There's something to be said for making a FAT32 partition on a drive that's almost all NTFS, just so that your good old DOS/Win98/whatever boot disk can read it; you put your commonly accessed data files on that partition, and hope FAT32's shortcomings don't turn out to be a problem.
Athlon: Threat Or Menace?
I am ready to upgrade from my old Celeron system to an Athlon XP. I have been reading about how great AMD systems are, with the best price for performance. But when I talk to my local computer dealers, most of them say they have had too many problems with them ("high failure rates", and so on) and don't stock them anymore.
Should I instead go for a Pentium 4 system, even though it's more expensive?
Stephen
Answer:
Yes, there's dodgy Socket A gear out there. Buy a dirt cheap motherboard
and you're likely to have problems, especially if you also get cheap RAM,
a cheap CPU cooler, a cheap power supply, and so on. None of that's AMD's
fault, though.
Get a good Socket A motherboard from one of the big names (Asus, Abit, AOpen, MSI; maybe Epox or Tyan if you're feeling adventurous), make sure the rest of your components are decent quality too (don't buy your RAM down at the markets, and don't assume that a $50 case is going to come with a good PSU in it...), and you're not likely to have any more trouble with an AMD-based system than you will with an Intel-based one. Yes, it is perfectly possible to buy cheap and nasty P4 gear, too.
Brand new Socket A motherboards, especially super-tweaky overclockers'-special models, commonly have a quirk or three when they're new and still on their first BIOS revision. But more than a few Socket 478 boards have had the same sorts of problems; you hear less whinging about P4 problems on the newsgroups, but that's because more tweakers have bought the cheaper Athlon gear.
Buy something that was the hot new motherboard six to twelve months ago, and you'll probably get a good BIOS version out of the box.

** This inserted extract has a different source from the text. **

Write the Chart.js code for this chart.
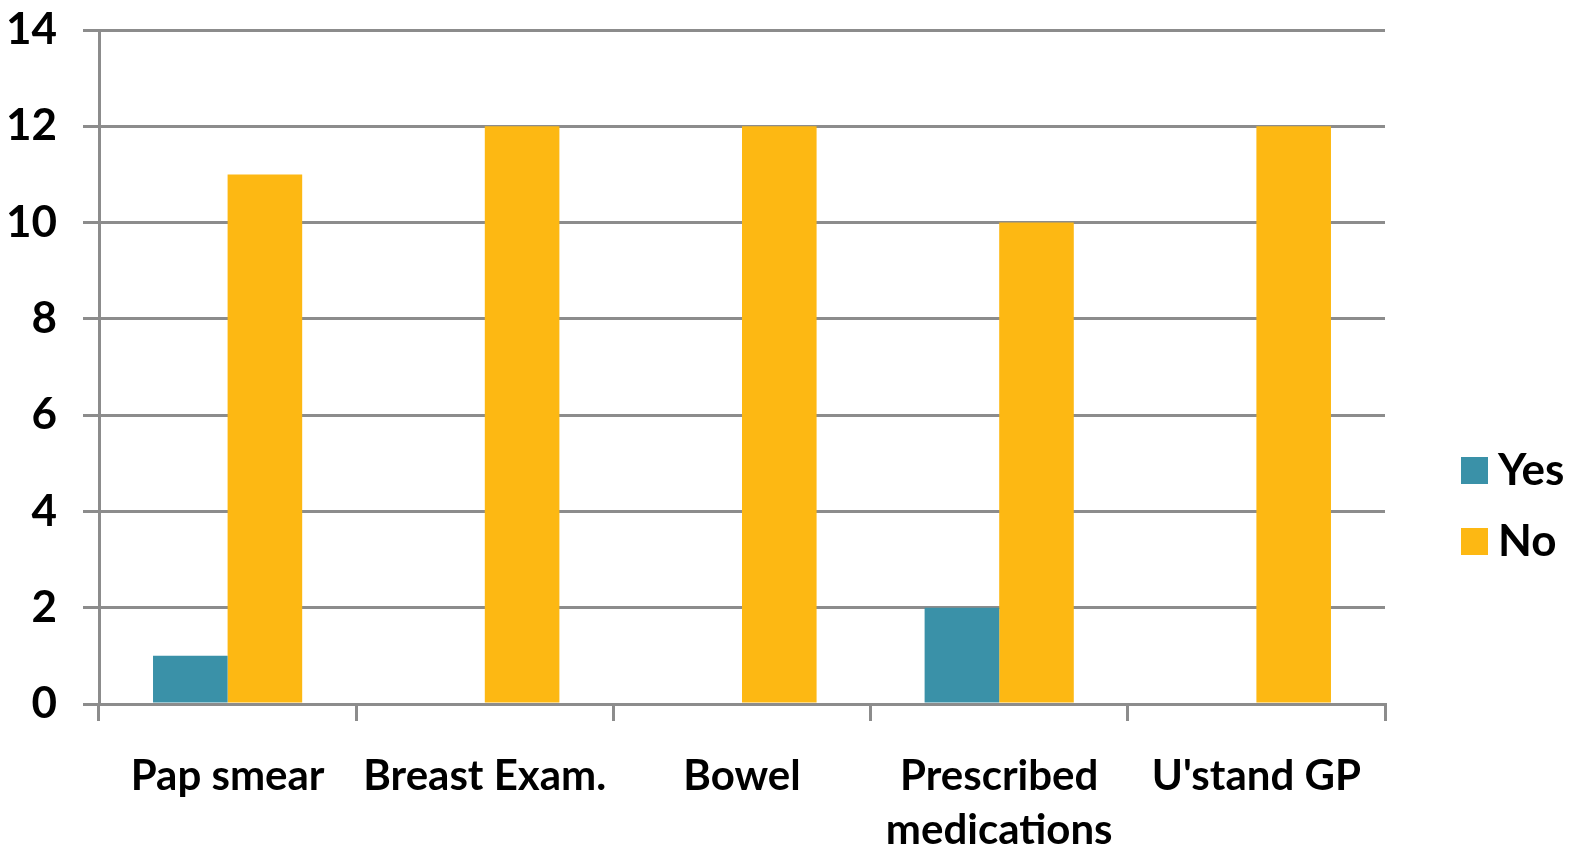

As far as "high failure rates" go - yes, a larger proportion of Socket A chips come back broken than do P4s. That's because Socket A CPUs are easier for a clumsy person to destroy when installing a CPU cooler than are P4s. The actual dead-on-arrival rate for Athlons and Durons is perfectly acceptably low, as far as I know. If you're not too handy, get the shop to assemble your PC and you should have no problems.
When I first replied to this letter in Atomic magazine, the overclocking market was still overwhelmingly Socket A based; now, there are various decently priced P4 solutions, and the current P4-core Celerons (especially the 2GHz-and-faster versions, which are highly overclockable) mean you don't even have to pay a whole lot of money for the CPU itself. But Athlon systems are still deservedly popular; they're just not nearly as dramatically superior, in bang-per-buck terms, as they were.